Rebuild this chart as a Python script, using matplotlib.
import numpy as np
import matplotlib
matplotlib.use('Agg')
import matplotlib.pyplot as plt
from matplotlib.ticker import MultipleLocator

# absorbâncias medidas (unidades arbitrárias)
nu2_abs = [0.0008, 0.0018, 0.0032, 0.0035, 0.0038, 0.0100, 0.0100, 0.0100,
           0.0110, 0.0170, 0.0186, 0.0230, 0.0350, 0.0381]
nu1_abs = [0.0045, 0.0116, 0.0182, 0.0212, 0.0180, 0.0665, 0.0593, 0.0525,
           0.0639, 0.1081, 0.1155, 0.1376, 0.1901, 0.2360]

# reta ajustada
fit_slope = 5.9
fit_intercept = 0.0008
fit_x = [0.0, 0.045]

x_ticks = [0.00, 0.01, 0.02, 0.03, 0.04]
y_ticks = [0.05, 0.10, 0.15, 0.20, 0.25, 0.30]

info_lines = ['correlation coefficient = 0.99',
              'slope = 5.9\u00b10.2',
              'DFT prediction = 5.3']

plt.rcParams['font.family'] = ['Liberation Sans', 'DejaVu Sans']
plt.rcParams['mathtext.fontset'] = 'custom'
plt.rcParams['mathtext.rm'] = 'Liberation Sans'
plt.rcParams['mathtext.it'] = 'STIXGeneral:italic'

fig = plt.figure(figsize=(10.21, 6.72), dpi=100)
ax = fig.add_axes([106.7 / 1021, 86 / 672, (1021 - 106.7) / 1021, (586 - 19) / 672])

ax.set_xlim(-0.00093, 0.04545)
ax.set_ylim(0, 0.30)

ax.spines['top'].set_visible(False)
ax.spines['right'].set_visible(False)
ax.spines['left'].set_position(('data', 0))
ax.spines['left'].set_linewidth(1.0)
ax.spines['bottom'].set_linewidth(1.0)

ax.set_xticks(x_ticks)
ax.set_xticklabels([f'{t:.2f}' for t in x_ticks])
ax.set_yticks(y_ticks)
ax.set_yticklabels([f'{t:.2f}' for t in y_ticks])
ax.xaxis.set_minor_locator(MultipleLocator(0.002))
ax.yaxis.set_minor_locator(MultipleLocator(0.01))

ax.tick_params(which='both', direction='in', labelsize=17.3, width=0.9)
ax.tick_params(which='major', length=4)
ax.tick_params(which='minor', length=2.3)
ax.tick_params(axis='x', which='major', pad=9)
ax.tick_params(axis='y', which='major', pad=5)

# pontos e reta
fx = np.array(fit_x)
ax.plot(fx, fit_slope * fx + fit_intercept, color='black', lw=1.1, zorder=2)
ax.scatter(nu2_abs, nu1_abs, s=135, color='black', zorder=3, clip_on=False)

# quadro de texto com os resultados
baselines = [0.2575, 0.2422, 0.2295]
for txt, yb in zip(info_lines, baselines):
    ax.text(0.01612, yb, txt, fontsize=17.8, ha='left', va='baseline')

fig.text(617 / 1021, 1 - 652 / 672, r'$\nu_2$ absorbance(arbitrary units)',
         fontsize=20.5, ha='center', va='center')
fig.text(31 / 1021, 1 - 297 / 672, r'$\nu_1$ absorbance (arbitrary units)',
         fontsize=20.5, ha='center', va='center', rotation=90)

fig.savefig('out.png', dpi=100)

####################

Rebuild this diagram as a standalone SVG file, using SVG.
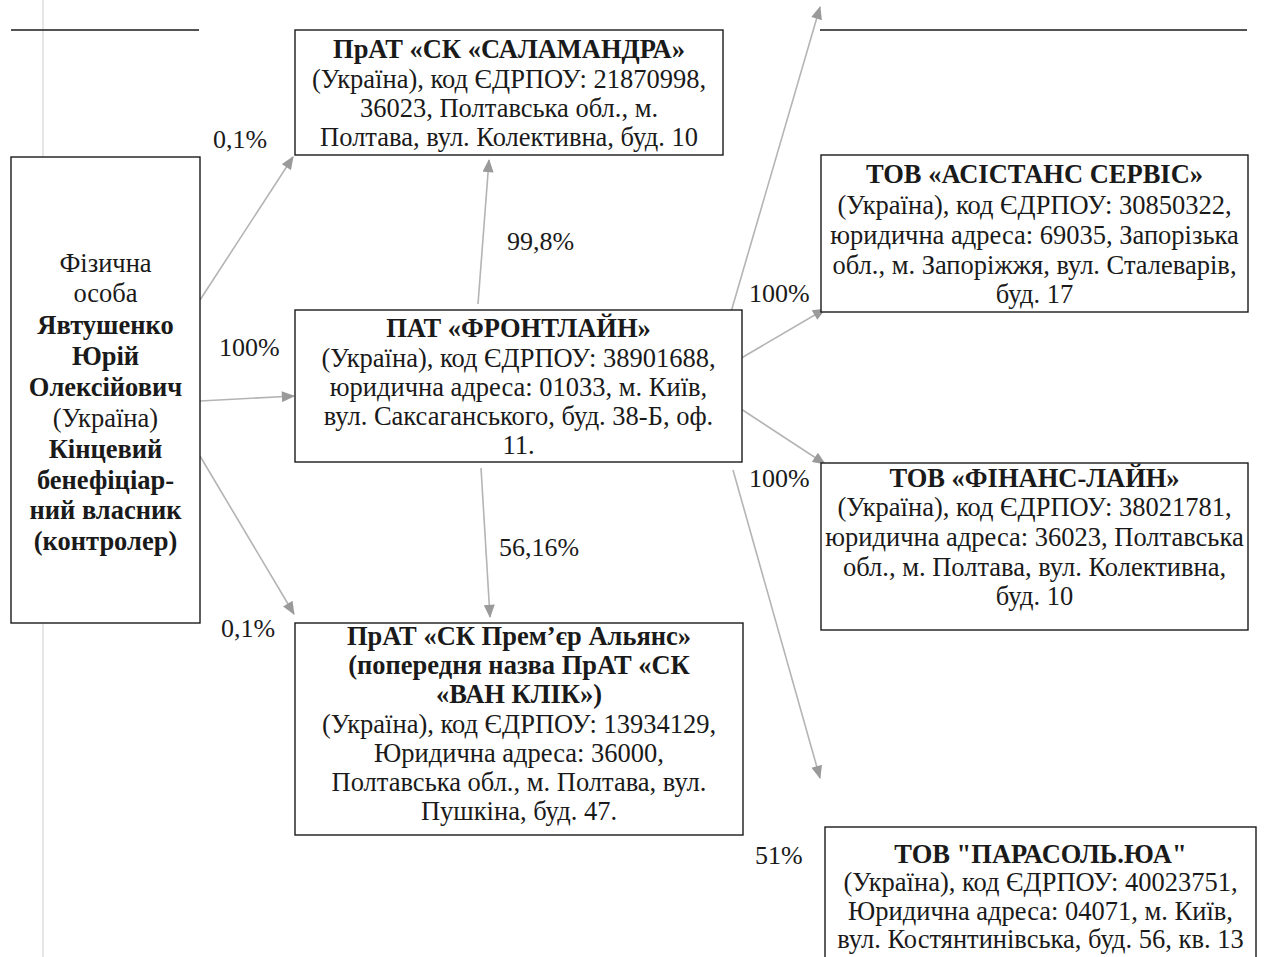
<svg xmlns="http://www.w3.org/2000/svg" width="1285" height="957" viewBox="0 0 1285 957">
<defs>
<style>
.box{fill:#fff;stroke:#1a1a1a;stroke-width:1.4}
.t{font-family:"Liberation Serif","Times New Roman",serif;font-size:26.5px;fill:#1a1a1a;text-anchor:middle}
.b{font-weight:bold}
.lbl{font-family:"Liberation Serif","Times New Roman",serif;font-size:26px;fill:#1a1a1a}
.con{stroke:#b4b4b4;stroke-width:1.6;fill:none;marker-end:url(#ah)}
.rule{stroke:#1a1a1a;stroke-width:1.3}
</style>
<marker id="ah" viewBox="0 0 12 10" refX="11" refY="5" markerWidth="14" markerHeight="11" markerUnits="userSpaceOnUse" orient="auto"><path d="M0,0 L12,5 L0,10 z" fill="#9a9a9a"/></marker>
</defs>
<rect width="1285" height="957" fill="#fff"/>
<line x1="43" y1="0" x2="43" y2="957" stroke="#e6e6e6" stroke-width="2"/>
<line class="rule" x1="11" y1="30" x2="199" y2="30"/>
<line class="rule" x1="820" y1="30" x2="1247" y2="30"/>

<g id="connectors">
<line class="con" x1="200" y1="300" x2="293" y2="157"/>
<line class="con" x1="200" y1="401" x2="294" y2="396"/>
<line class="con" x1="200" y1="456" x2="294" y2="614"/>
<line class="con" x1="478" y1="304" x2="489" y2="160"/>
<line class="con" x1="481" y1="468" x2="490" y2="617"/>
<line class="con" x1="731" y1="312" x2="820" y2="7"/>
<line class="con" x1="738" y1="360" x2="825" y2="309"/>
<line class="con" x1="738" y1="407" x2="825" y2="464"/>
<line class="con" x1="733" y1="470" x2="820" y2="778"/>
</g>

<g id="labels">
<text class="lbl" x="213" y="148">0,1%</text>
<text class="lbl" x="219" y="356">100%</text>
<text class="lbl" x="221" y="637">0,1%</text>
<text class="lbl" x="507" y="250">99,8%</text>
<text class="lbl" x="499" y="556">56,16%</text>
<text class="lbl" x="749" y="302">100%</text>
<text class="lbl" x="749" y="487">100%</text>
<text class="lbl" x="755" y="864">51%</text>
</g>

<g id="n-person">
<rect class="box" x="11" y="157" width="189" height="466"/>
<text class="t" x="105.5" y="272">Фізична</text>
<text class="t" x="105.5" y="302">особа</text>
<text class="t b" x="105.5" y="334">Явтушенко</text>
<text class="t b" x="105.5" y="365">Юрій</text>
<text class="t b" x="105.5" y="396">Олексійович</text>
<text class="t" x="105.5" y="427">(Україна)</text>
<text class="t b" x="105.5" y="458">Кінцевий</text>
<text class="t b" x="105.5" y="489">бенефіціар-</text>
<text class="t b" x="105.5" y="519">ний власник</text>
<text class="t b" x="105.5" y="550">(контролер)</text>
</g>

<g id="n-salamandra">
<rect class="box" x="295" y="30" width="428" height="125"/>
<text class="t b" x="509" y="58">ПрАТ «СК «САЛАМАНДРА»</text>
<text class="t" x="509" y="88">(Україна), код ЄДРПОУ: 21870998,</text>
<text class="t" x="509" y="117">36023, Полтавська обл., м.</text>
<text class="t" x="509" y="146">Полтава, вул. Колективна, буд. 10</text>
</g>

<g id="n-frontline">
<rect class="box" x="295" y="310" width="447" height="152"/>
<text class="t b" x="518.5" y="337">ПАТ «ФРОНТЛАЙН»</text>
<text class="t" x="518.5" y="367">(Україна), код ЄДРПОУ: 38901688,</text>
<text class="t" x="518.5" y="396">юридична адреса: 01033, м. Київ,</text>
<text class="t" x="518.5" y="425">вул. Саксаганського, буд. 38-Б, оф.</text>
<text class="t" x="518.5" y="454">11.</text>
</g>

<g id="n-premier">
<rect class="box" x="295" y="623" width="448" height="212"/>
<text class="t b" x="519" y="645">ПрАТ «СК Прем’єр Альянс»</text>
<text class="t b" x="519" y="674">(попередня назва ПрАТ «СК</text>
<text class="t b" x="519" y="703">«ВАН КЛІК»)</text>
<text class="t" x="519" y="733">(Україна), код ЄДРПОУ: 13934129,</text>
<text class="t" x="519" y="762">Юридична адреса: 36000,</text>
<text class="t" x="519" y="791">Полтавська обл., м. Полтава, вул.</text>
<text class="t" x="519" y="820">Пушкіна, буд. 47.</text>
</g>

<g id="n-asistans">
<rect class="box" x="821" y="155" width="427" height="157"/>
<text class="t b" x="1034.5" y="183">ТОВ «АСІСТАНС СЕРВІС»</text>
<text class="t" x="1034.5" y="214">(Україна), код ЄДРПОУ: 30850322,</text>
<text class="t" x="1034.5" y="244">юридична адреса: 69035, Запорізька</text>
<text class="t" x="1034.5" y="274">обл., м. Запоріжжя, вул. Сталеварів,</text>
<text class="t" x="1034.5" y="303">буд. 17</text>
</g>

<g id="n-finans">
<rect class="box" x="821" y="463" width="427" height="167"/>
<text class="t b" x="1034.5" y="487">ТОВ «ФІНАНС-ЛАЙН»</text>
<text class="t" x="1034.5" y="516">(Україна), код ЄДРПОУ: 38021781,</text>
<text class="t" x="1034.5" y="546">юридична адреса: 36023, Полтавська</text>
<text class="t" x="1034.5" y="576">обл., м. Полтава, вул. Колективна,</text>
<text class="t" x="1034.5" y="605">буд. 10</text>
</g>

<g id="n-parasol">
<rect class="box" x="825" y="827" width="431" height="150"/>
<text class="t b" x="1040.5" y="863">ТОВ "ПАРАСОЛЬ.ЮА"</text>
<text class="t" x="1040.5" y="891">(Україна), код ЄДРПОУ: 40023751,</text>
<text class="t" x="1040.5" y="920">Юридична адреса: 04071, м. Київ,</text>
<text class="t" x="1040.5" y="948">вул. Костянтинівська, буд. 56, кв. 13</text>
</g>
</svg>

####################

Given request:
Both the line with "Rebuild this chart" and the line with "ax.set_ylim(0, 0.30)" belong in the extract, along with every line between them; set down those lines exactly and only.

Written solution:
Rebuild this chart as a Python script, using matplotlib.
import numpy as np
import matplotlib
matplotlib.use('Agg')
import matplotlib.pyplot as plt
from matplotlib.ticker import MultipleLocator

# absorbâncias medidas (unidades arbitrárias)
nu2_abs = [0.0008, 0.0018, 0.0032, 0.0035, 0.0038, 0.0100, 0.0100, 0.0100,
           0.0110, 0.0170, 0.0186, 0.0230, 0.0350, 0.0381]
nu1_abs = [0.0045, 0.0116, 0.0182, 0.0212, 0.0180, 0.0665, 0.0593, 0.0525,
           0.0639, 0.1081, 0.1155, 0.1376, 0.1901, 0.2360]

# reta ajustada
fit_slope = 5.9
fit_intercept = 0.0008
fit_x = [0.0, 0.045]

x_ticks = [0.00, 0.01, 0.02, 0.03, 0.04]
y_ticks = [0.05, 0.10, 0.15, 0.20, 0.25, 0.30]

info_lines = ['correlation coefficient = 0.99',
              'slope = 5.9\u00b10.2',
              'DFT prediction = 5.3']

plt.rcParams['font.family'] = ['Liberation Sans', 'DejaVu Sans']
plt.rcParams['mathtext.fontset'] = 'custom'
plt.rcParams['mathtext.rm'] = 'Liberation Sans'
plt.rcParams['mathtext.it'] = 'STIXGeneral:italic'

fig = plt.figure(figsize=(10.21, 6.72), dpi=100)
ax = fig.add_axes([106.7 / 1021, 86 / 672, (1021 - 106.7) / 1021, (586 - 19) / 672])

ax.set_xlim(-0.00093, 0.04545)
ax.set_ylim(0, 0.30)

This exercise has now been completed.